McGill adviser quits over 'escalating pattern of hostility' toward Jews
The chair of McGill Law School’s Faculty Advisory Board resigned on Sunday in a public letter, faulting university leaders for turning a blind eye to antisemitism on campus.
“Over the past two and a half years, I have observed an escalating pattern of hostility toward Jewish students, faculty, and alumni met with persistent inaction,” Jonathan Amiel wrote in a letter addressed to McGill Law School dean Tina Piper.
“An institution once defined by intellectual rigour and principled debate has, in too many instances, become an environment where being Jewish, identifying as a Zionist, or maintaining any association with the State of Israel carries professional and personal risk,” he continued.
Amiel’s decision was triggered by a recent referendum by the Law Students’ Association (LSA) that supported amending the group’s constitution to boycott Israeli academic bodies.
The vote, which ended on March 21, was backed by roughly 57 per cent of McGill law students who cast a ballot and opposed by 43 per cent. It is unclear what the next steps are for the student association, given its bylaws state constitutional amendments must be passed by a two-thirds supermajority.
The LSA did not respond to National Post’s request for comment.
Amiel said the “outcome makes clear that this is no longer a student body I can support, either financially or through the considerable time and effort I have invested in their academic and professional development.”
A "revolutionary youth summer program" being run by participants of the encampment at McGill University, especially one that glorifies violence and terror, is unacceptable.@mcgillu must immediately launch an investigation into the activities of SPHR, shut this program down and… pic.twitter.com/U8DMJPcZMp
— Friends of Simon Wiesenthal Center (@CanadianFSWC) June 14, 2024
McGill has become a focal point of anti-Israel activism since October 7. Activists have screamed at Jewish students to “Go back to Poland” and chanted “Viva, via, intifada” on the Montreal-based campus. Student groups have celebrated the October 7 atrocities perpetrated by Hamas, calling them acts of “liberation” and have shared posters promoting a “revolutionary youth summer program” featuring keffiyeh-clad militants holding machine guns.
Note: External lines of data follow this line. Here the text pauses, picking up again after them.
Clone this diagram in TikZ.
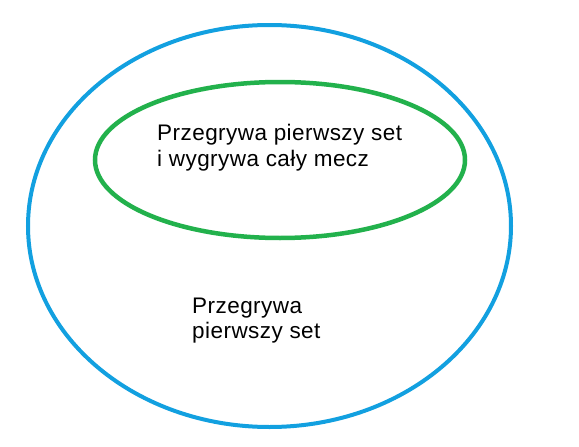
\documentclass[tikz,border=0pt]{standalone}
\usepackage{fontspec}
\setmainfont{Liberation Sans}[LetterSpace=2]
\definecolor{setblue}{HTML}{12A0E0}
\definecolor{setgreen}{HTML}{22B14C}
\begin{document}
\begin{tikzpicture}[x=1pt,y=-1pt,
  lbl/.style={anchor=base west,inner sep=0pt,font=\fontsize{22.5}{26}\selectfont,text=black}]
\useasboundingbox (0,0) rectangle (579,447);
\fill[white] (0,0) rectangle (579,447);
\draw[setblue,line width=4pt] (269.5,226) ellipse [x radius=241.5pt, y radius=201pt];
\draw[setgreen,line width=4.5pt] (280,160) ellipse [x radius=185pt, y radius=78pt];
\node[lbl] (a1) at (157,140) {Przegrywa pierwszy set};
\node[lbl] (a2) at (157,166) {i wygrywa cały mecz};
\node[lbl] (b1) at (192,313) {Przegrywa};
\node[lbl] (b2) at (192,338) {pierwszy set};
\end{tikzpicture}
\end{document}
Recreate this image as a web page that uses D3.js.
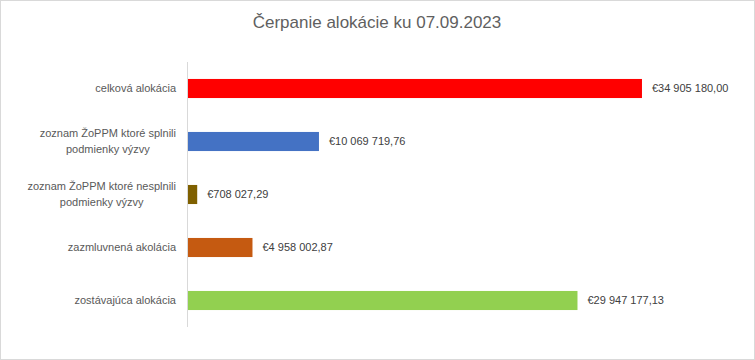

In early March, antisemitic graffiti in bathroom stalls at the university’s faculty of medicine featured messages like “Jews out of McGill Med” and “Kill all Jews.”
Amiel spoke generally in his open letter, published on LinkedIn, about the failure of McGill administrators to intervene “without meaningful consequence” as students engaged in disruptive behaviours. Amiel, the managing director of private equity firm Saturnia Asset Management, underscored that his letter was not calling into question “the personal integrity or intentions of McGill’s leadership,” whom he said he respected.
This was taken during today's protest at McGill University.
— David Jacobs (@DrJacobsRad) March 28, 2024
Conspiracy theories, especially ones with racist and hateful messages have no place in our institutions of higher learning.#Cdnpoli #antisemitism @mcgillu pic.twitter.com/uXVYwMFxfM
“However, institutional responsibility turns on action, not intention. The defining feature of this period has been an absence of decisive leadership at moments when clarity and resolve were required,” he continued. “In that absence, direction has effectively been ceded to actors whose objectives are fundamentally misaligned with the University’s core academic mission.”
Amiel also resigned his position as a course lecturer and copied senior McGill administrators in his letter, including president Deep Saini, chancellor Pierre Boivin and Marc Weinstein, the vice-president of university advancement.
“This referendum was advanced within an independent student association over which the University does not exercise direct authority,” Saini wrote in a letter published Tuesday , shared with the Post.
Saini’s strongly worded message, directed to the “McGill Law community,” maintained that the university would distance itself from any group that sought to implement such policies and underscored that the administration viewed them as targeting Jewish students.
“The effects here are antisemitic, and that plain fact must guide McGill’s response,” Saini continued. “Accordingly, McGill cannot and will not remain in a contractual relationship with a student association that incorporates such amendments into its governance framework.”
The president added that the motion “triggers a positive duty of care…to confront these impacts and to ensure a safe climate for all, free from discrimination.”
The Centre for Israel and Jewish Affairs (CIJA), a Canadian Jewish political group, pointed the Post to a statement published Tuesday afternoon noting, “We are deeply concerned by the ongoing developments within student governance at McGill University Faculty of Law.”
The message criticized the boycott campaign targeting Israel and touched on Amiel’s resignation, saying it “further underscores the seriousness of the situation.”
Amiel, who could not be reached for comment, expressed his “sincere hope that this resignation may stand as the most meaningful contribution I can now make.”
“If it serves, even in some small measure, to prompt the reflection and course correction necessary to restore this University as a genuinely welcoming and principled environment for Jewish students, scholars, and faculty, then it will have had a purpose.”